Someone called a tow truck, and they flat-bedded the remains to my mom’s house. I arrived with a burned hand, wheezing from extinguisher dust, black with soot, smashed safety glass in my shoes, and crashing from the aftereffect of the massive adrenalin rush you get when you walk away from a burning wreck of a car.
The next morning, I took these pictures, with Becky’s 35mm. I have no idea what caused the fire, but the engine had actually melted, it got so hot. The interior was drenched, coated with soot and the carpet melted and burned, peppered with pieces of the greenish shattered safety glass everywhere. I actually got the aforementioned junkyard to buy the whole mess for $50, and within a week or two, got a diesel VW Rabbit for $500. Finished the semester with a 0.67 GPA, broke up with Becky, spent a summer working second shift and then taking 8 AM summer school classes, and managed to get the hell out of town and back to Bloomington that fall.
Comments
One response to “Thoughts on a random picture: The Turismo”

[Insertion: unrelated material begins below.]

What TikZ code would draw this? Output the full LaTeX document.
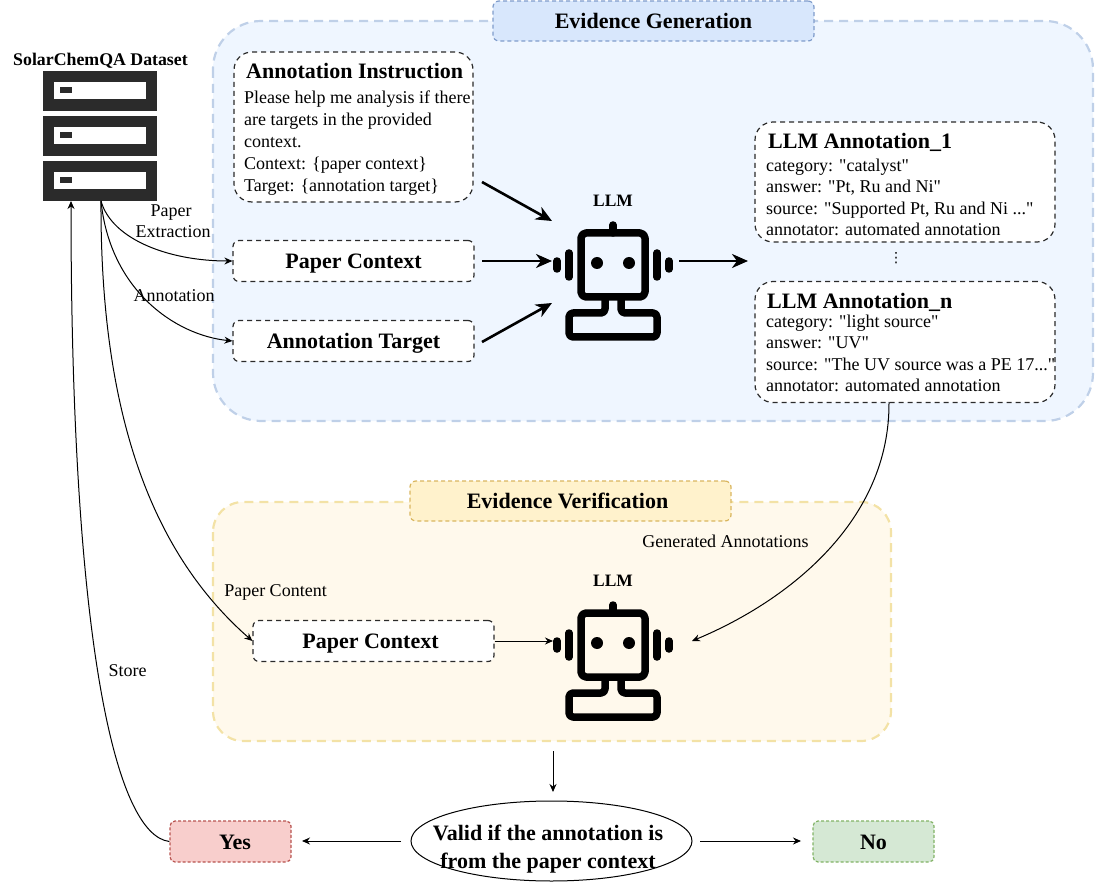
\documentclass[tikz,border=0pt]{standalone}
\usepackage{fontspec}
\setmainfont{Liberation Serif}[Ligatures=TeXOff]
\newfontfamily\dvfont{DejaVu Sans}
\usetikzlibrary{arrows.meta,shapes.geometric}
\definecolor{genfill}{HTML}{EFF6FF}
\definecolor{gendraw}{HTML}{BFD0E8}
\definecolor{gentitle}{HTML}{D8E7FC}
\definecolor{gentitled}{HTML}{7F9CCB}
\definecolor{verfill}{HTML}{FFF9EC}
\definecolor{verdraw}{HTML}{F3E2A6}
\definecolor{vertitle}{HTML}{FFF2CC}
\definecolor{vertitled}{HTML}{D9B65F}
\definecolor{yesfill}{HTML}{F8CECC}
\definecolor{yesdraw}{HTML}{B85450}
\definecolor{nofill}{HTML}{D5E8D4}
\definecolor{nodraw}{HTML}{82B366}
\definecolor{inkd}{HTML}{2B2B2B}
\tikzset{
  x=1pt,y=-1pt,
  panel/.style={line width=2.2pt,dash pattern=on 9pt off 6pt},
  titlebox/.style={line width=1.2pt,dash pattern=on 4pt off 3pt,rounded corners=6pt,font=\fontsize{22}{25}\selectfont\bfseries,inner sep=0pt,minimum width=321pt,minimum height=40pt},
  boxd/.style={draw=inkd,fill=white,line width=1.2pt,dash pattern=on 5pt off 4pt,rounded corners=6pt,inner sep=0pt,font=\fontsize{22}{25}\selectfont\bfseries,text height=15pt,text depth=0pt},
  bigbox/.style={boxd,rounded corners=18pt},
  resbox/.style={line width=1.2pt,dash pattern=on 3pt off 2pt,rounded corners=5pt,inner sep=0pt,minimum width=121pt,minimum height=41pt,font=\fontsize{22}{25}\selectfont\bfseries,text height=15pt,text depth=0pt},
  heavy/.style={line width=2.6pt,-{Stealth[length=16pt,width=14pt,inset=5pt]}},
  slim/.style={line width=1pt,-{Stealth[length=8pt,width=7pt]}},
  lbl/.style={font=\fontsize{18}{21}\selectfont,inner sep=0pt},
  blbl/.style={font=\fontsize{22}{25}\selectfont\bfseries,inner sep=0pt},
  body/.style={anchor=north west,align=left,inner sep=0pt,font=\fontsize{18}{21.3}\selectfont},
  smallb/.style={font=\fontsize{17.4}{20}\selectfont\bfseries,inner sep=0pt},
  rob/.style={line width=7.5pt,line cap=round,line join=round,draw=black},
}
\newcommand{\robot}[2]{%
  \begin{scope}[shift={(#1,#2)}]
    \draw[rob,rounded corners=5pt] (-32,-30) rectangle (32,34);
    \draw[rob] (0,-38) -- (0,-30);
    \fill (-16,0) circle (6);
    \fill (16,0) circle (6);
    \draw[rob] (-44,-10) -- (-44,14);
    \draw[rob] (44,-10) -- (44,14);
    \draw[rob] (-56,-2) -- (-56,6);
    \draw[rob] (56,-2) -- (56,6);
    \draw[rob,line cap=butt,rounded corners=4pt] (-8,34) -- (-8,50) -- (-44,50) -- (-44,74) -- (44,74) -- (44,50) -- (8,50) -- (8,34);
  \end{scope}}
\newcommand{\rack}[1]{%
  \fill[inkd] (43,#1) rectangle (157,#1+40);
  \fill[white] (54,#1+11) rectangle (146,#1+28);
  \fill[inkd] (60,#1+16) rectangle (72,#1+22);}
\begin{document}
\begin{tikzpicture}
\useasboundingbox (0,0) rectangle (1095,882);
% panels
\draw[panel,draw=gendraw,fill=genfill,rounded corners=48pt] (213,21) rectangle (1093,421);
\draw[panel,draw=verdraw,fill=verfill,rounded corners=30pt] (213,502) rectangle (891,741);
\node[titlebox,draw=gentitled,fill=gentitle] (gentitle) at (653.5,21) {Evidence Generation};
\node[titlebox,draw=vertitled,fill=vertitle] (vertitle) at (570.5,501) {\hspace*{-6pt}Evidence Verification};
% dataset
\node[font=\fontsize{17.8}{20}\selectfont\bfseries,inner sep=0pt] (dstitle) at (100.5,61) {SolarChemQA Dataset};
\rack{71}\rack{116}\rack{161}
\coordinate (dsout) at (101,201);
\coordinate (dsin) at (71,201);
% left boxes
\node[bigbox,minimum width=239pt,minimum height=150pt] (instr) at (353.5,127) {};
\node[blbl,anchor=west] (instrt) at (246,71) {Annotation Instruction};
\node[body,font=\fontsize{18}{22}\selectfont] (instrb) at (244,91) {Please help me analysis if there\\are targets in the provided\\context.\\Context: \{paper context\}\\Target: \{annotation target\}};
\node[boxd,minimum width=241pt,minimum height=41pt] (pc) at (353.5,261) {Paper Context};
\node[boxd,minimum width=241pt,minimum height=41pt] (at) at (353.5,341) {Annotation Target};
% right boxes
\node[bigbox,minimum width=300pt,minimum height=120pt] (a1) at (905,182) {};
\node[blbl,anchor=west] (a1t) at (768,142) {LLM Annotation\_1};
\node[body] (a1b) at (766,159) {category: "catalyst"\\answer: "Pt, Ru and Ni"\\source: "Supported Pt, Ru and Ni ..."\\annotator: automated annotation};
\node[font=\dvfont\fontsize{14}{16}\selectfont,inner sep=0pt] (dots) at (896,258) {⋮};
\node[bigbox,minimum width=300pt,minimum height=121pt] (an) at (905,342) {};
\node[blbl,anchor=west] (ant) at (767,302) {LLM Annotation\_n};
\node[body] (anb) at (766,315) {category: "light source"\\answer: "UV"\\source: "The UV source was a PE 17..."\\annotator: automated annotation};
% robots
\node[smallb] (llm1) at (613,201) {LLM};
\robot{613}{263}
\node[smallb] (llm2) at (613,581) {LLM};
\robot{613}{643}
\coordinate (i1) at (482,182);
\coordinate (i2) at (482,261);
\coordinate (i3) at (482,342);
\coordinate (r1a) at (552,221);
\coordinate (r1b) at (552,261);
\coordinate (r1c) at (552,303);
\coordinate (r1o) at (679,261);
\coordinate (r1t) at (748,261);
\coordinate (r2a) at (553,641);
\coordinate (r2b) at (692,641);
\coordinate (anout) at (889,402);
\draw[heavy] (i1) -- (r1a);
\draw[heavy] (i2) -- (r1b);
\draw[heavy] (i3) -- (r1c);
\draw[heavy] (r1o) -- (r1t);
% verification
\node[boxd,minimum width=241pt,minimum height=41pt] (pc2) at (373.5,641) {\hspace*{-6pt}Paper Context};
\draw[slim] (pc2.east) -- (r2a);
\node[draw=black,line width=1pt,fill=white,ellipse,inner sep=0pt,minimum width=281pt,minimum height=80pt] (valid) at (551.5,841) {};
\node[align=center,inner sep=0pt,font=\fontsize{22}{28}\selectfont\bfseries] (validt) at (548,849) {Valid if the annotation is\\from the paper context};
\node[resbox,draw=yesdraw,fill=yesfill] (yes) at (230.5,841.5) {\hspace*{9pt}Yes};
\node[resbox,draw=nodraw,fill=nofill] (no) at (873.5,841.5) {No};
\coordinate (vin0) at (553,751);
\coordinate (vin1) at (553,792);
\coordinate (vl0) at (401,841);
\coordinate (vl1) at (302,841);
\coordinate (vr0) at (700,841);
\coordinate (vr1) at (801,841);
\draw[slim] (vin0) -- (vin1);
\draw[slim] (vl0) -- (vl1);
\draw[slim] (vr0) -- (vr1);
% curved connectors
\draw[slim] (dsout) .. controls (112,240) and (170,261) .. (pc.west);
\draw[slim] (dsout) .. controls (110,290) and (175,335) .. (at.west);
\draw[slim] (dsout) .. controls (100,430) and (160,560) .. (pc2.west);
\draw[slim] (yes.west) .. controls (115,835) and (71,640) .. (dsin);
\draw[slim] (anout) .. controls (890,520) and (790,600) .. (r2b);
% labels
\node[lbl,align=center] (lpe) at (173,221.5) {\hspace*{-4pt}Paper\\Extraction};
\node[lbl] (lan) at (174,296) {Annotation};
\node[lbl] (lpc) at (275.5,592) {Paper Content};
\node[lbl] (lga) at (725.5,541) {Generated Annotations};
\node[lbl] (lst) at (127.5,671) {Store};
\end{tikzpicture}
\end{document}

Great story. My mom had a gold Turismo 2.2 that I drove back in high school. It was an automatic, but had a "defect" where if you slammed the gas to the floor it would not shift gears, so you could get it roaring down the street in second gear. I also remember that it had a steering wheel so big I swear it came off of a big rig. Not what I would call a high quality vehicle, but it had loads of personality.